How in the fuck did Jim Carroll, a transparent and hollow boho from New York, suddenly become the "legend" of which the TV ad speaks? From Patti Smith compadre to one-hit wonder ("People Who Died" in 1980, the Cliff's Notes version of Diaries) to subject of Hollywood biopic starring boy wonder-turned-gay test case Leonardo DiCaprio--the ex-prep-school-student-turned-junkie-turned-lit-prodigy has inexplicably become an icon for those who find Lou Reed too precious and Jack Kerouac too juvenile. He's old-school street-tough avant-garde, a self-created myth embraced by the new breed, a pretentious poet who sets his words to a dull rock and roll beat till it adds up to art--which makes him no more, no less than the Jim Morrison of his degeneration but with a better shtick (speaks in a New Yawk blurt, tells tales of suckin' off guys for junk, and could post up in the lane).

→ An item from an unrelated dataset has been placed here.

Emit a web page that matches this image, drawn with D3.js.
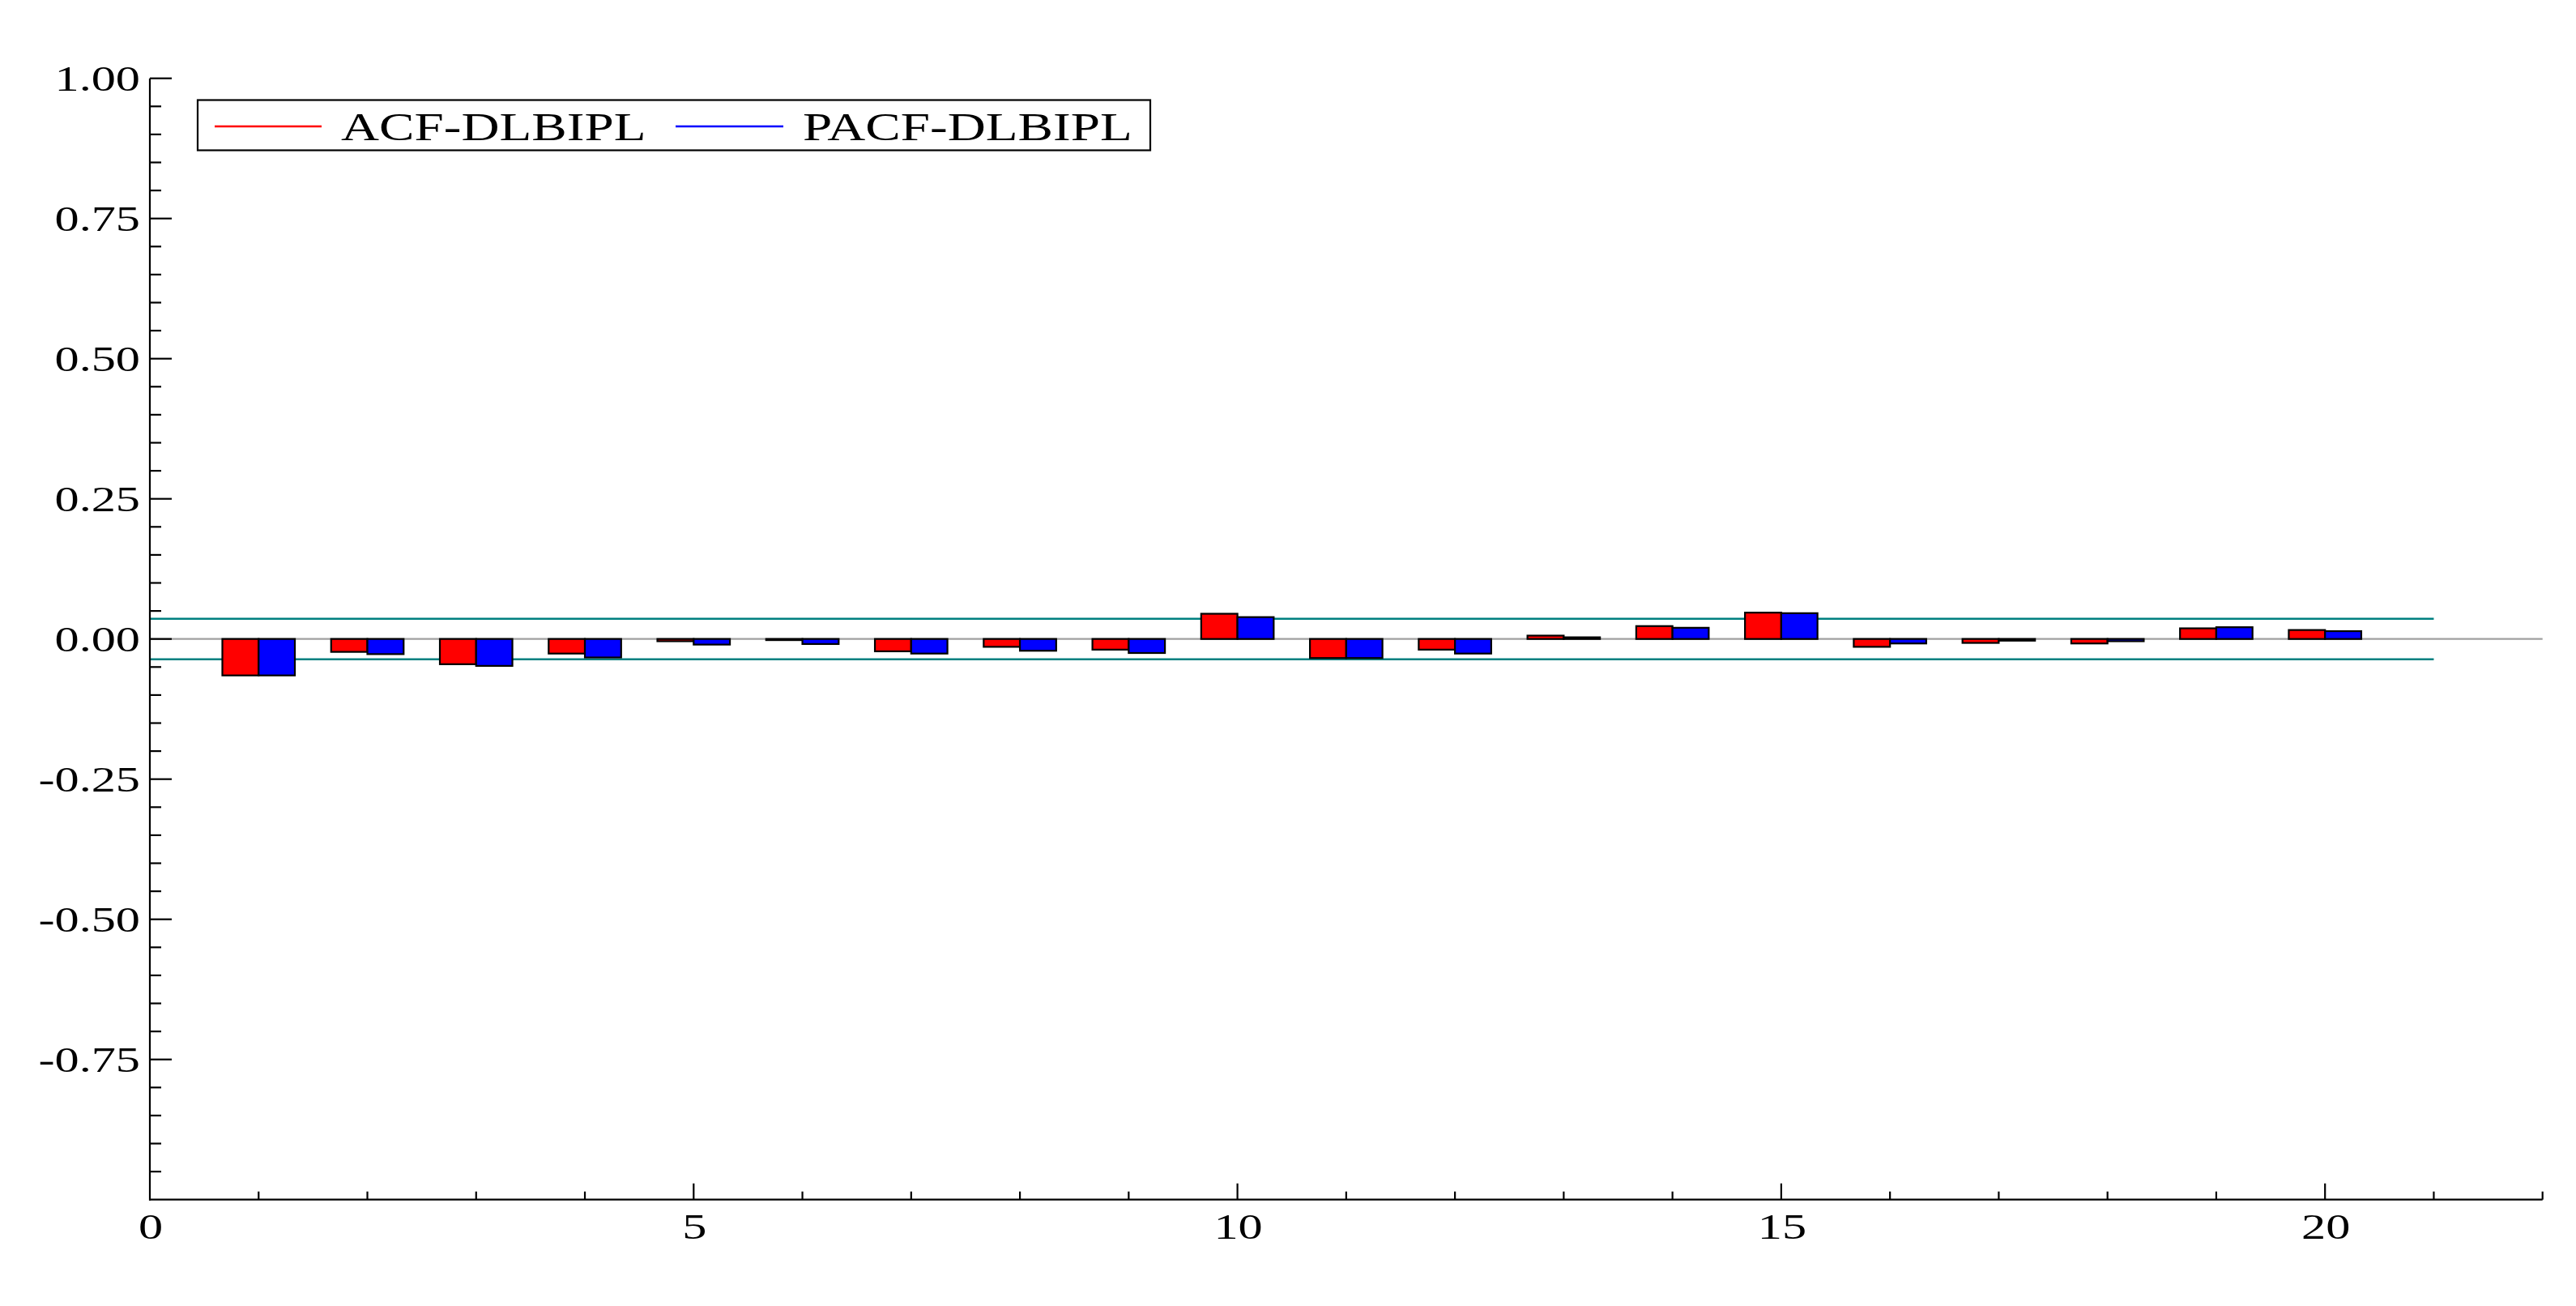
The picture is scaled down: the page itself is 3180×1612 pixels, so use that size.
<!DOCTYPE html>
<html><head><meta charset="utf-8">
<script src="https://cdn.jsdelivr.net/npm/d3@7"></script>
<style>html,body{margin:0;padding:0;background:#fff;}svg{display:block;}</style>
</head><body>
<script>
const lags = [1,2,3,4,5,6,7,8,9,10,11,12,13,14,15,16,17,18,19,20];
const acfValues  = [-0.065,-0.023,-0.045,-0.026,-0.004,-0.002,-0.022,-0.014,-0.019,0.045,-0.034,-0.019,0.006,0.023,0.047,-0.014,-0.007,-0.008,0.019,0.016];
const pacfValues = [-0.065,-0.027,-0.048,-0.033,-0.010,-0.009,-0.026,-0.021,-0.025,0.039,-0.034,-0.026,0.003,0.020,0.046,-0.008,-0.003,-0.004,0.021,0.014];
const seriesNames = ["ACF-DLBIPL","PACF-DLBIPL"];
const seriesColors = ["#ff0000","#0000ff"];
const confBand = 0.0361;
const yTickLabels = ["1.00","0.75","0.50","0.25","0.00","-0.25","-0.50","-0.75"];
const xTickLabels = ["0","5","10","15","20"];

const W=3180,H=1612;
const svg=d3.select("body").append("svg").attr("width",W).attr("height",H);
svg.append("rect").attr("width",W).attr("height",H).attr("fill","#fff");

const x=d3.scaleLinear().domain([0,22]).range([185,3138.7]);
const y=d3.scaleLinear().domain([-1,1]).range([1480.7,96.7]);
const fontFam='"Liberation Serif","Times New Roman",serif';
const sxTick=1.37;

// zero line
svg.append("line").attr("x1",x(0)).attr("x2",x(22)).attr("y1",y(0)).attr("y2",y(0))
  .attr("stroke","#a0a0a0").attr("stroke-width",2.2);
// confidence lines
[confBand,-confBand].forEach(v=>{
  svg.append("line").attr("x1",x(0)).attr("x2",x(21)).attr("y1",y(v)).attr("y2",y(v))
    .attr("stroke","#008080").attr("stroke-width",2.4);
});

// bars
const bw=x(1/3)-x(0);
const g=svg.append("g");
lags.forEach((l,i)=>{
  const a=acfValues[i], p=pacfValues[i];
  g.append("rect").attr("x",x(l)-bw).attr("width",bw)
    .attr("y",Math.min(y(a),y(0))).attr("height",Math.abs(y(a)-y(0)))
    .attr("fill",seriesColors[0]).attr("stroke","#000").attr("stroke-width",2.2);
  g.append("rect").attr("x",x(l)).attr("width",bw)
    .attr("y",Math.min(y(p),y(0))).attr("height",Math.abs(y(p)-y(0)))
    .attr("fill",seriesColors[1]).attr("stroke","#000").attr("stroke-width",2.2);
});

// axes
const ax=svg.append("g").attr("stroke","#000").attr("stroke-width",2.2);
ax.append("line").attr("x1",x(0)).attr("x2",x(0)).attr("y1",y(1)).attr("y2",y(-1)+1);
ax.append("line").attr("x1",x(0)-1).attr("x2",x(22)).attr("y1",y(-1)).attr("y2",y(-1));
// y ticks
d3.range(-19,21).forEach(k=>{
  const v=k*0.05;
  const major=(k%5===0);
  ax.append("line").attr("x1",x(0)).attr("x2",x(0)+(major?27:14)).attr("y1",y(v)).attr("y2",y(v));
});
// x ticks
d3.range(1,23).forEach(k=>{
  const major=(k%5===0);
  ax.append("line").attr("x1",x(k)).attr("x2",x(k)).attr("y1",y(-1)).attr("y2",y(-1)-(major?20:10));
});
// y labels
yTickLabels.forEach(s=>{
  svg.append("text").attr("transform",`translate(173,${y(+s)+15}) scale(${sxTick},1)`)
    .attr("text-anchor","end").attr("font-family",fontFam).attr("font-size",44)
    .attr("fill","#000").text(s);
});
// x labels
xTickLabels.forEach(s=>{
  svg.append("text").attr("transform",`translate(${x(+s)+1},1529) scale(${sxTick},1)`)
    .attr("text-anchor","middle").attr("font-family",fontFam).attr("font-size",44)
    .attr("fill","#000").text(s);
});

// legend
const lg=svg.append("g");
lg.append("rect").attr("x",244).attr("y",123.5).attr("width",1176).attr("height",62)
  .attr("fill","#fff").attr("stroke","#000").attr("stroke-width",2.2);
const legItems=[{x1:265,x2:397,tx:421},{x1:834,x2:967,tx:991}];
legItems.forEach((it,i)=>{
  lg.append("line").attr("x1",it.x1).attr("x2",it.x2).attr("y1",156).attr("y2",156)
    .attr("stroke",seriesColors[i]).attr("stroke-width",2.6);
  lg.append("text").attr("transform",`translate(${it.tx},172.7) scale(1.33,1)`)
    .attr("font-family",fontFam).attr("font-size",49).attr("fill","#000").text(seriesNames[i]);
});
</script>
</body></html>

The sound track that accompanies Carroll's bio is as uninspiring as his own work, appropriate in that it kicks off with a remake of "Catholic Boy" (with Pearl Jam in high Kansas gear), includes "People Who Died," and is interspersed with various spoken-word excepts from Carroll his own bad self. As an album--music to be heard without the images--Basketball Diaries is predictable and dull: disposable nobodies like Green Apple Quick Step and Rockers HiFi sit alongside overrated has-beens like the Cult and the Doors alongside overwrought product like the Posies and Soundgarden to create a formula that reeks of street without ever stepping off the curb. And the PJ Harvey cut, from her new Island album To Bring You My Love, smacks of nothing but a cynical ploy--like a worm on the end of the hook, there to lure you to something far better than this dead weight.

Tank Girl
Various artists
Elektra Records

A collection that plays like CMJ crossed with Highlights, the Tank Girl sound track--assembled by the artist formerly known as Courtney Love who has now added the suffix "Cobain"--is equal parts "tank" and "girl." With a roster that boasts some of the alt-rock world's best-known female rockers (L7, Hole, Veruca Salt, Belly, Joan Jett, Portishead, Bjork, Paul Westerberg), Devo's torpid remake of their own underrated "Girl U Want," and Ice-T's paean to chicks with a "Big Gun," Tank Girl is surprisingly directionless and thin. It lacks any momentum, sticking to the generic sort of rock that defines the worst of what passes for "alternative." Even worse, there's Magnificent Bastards (which features STP's Scott Weiland) and Bush, which gives you an idea of why Love-Cobain is really overrated: she's got bad taste.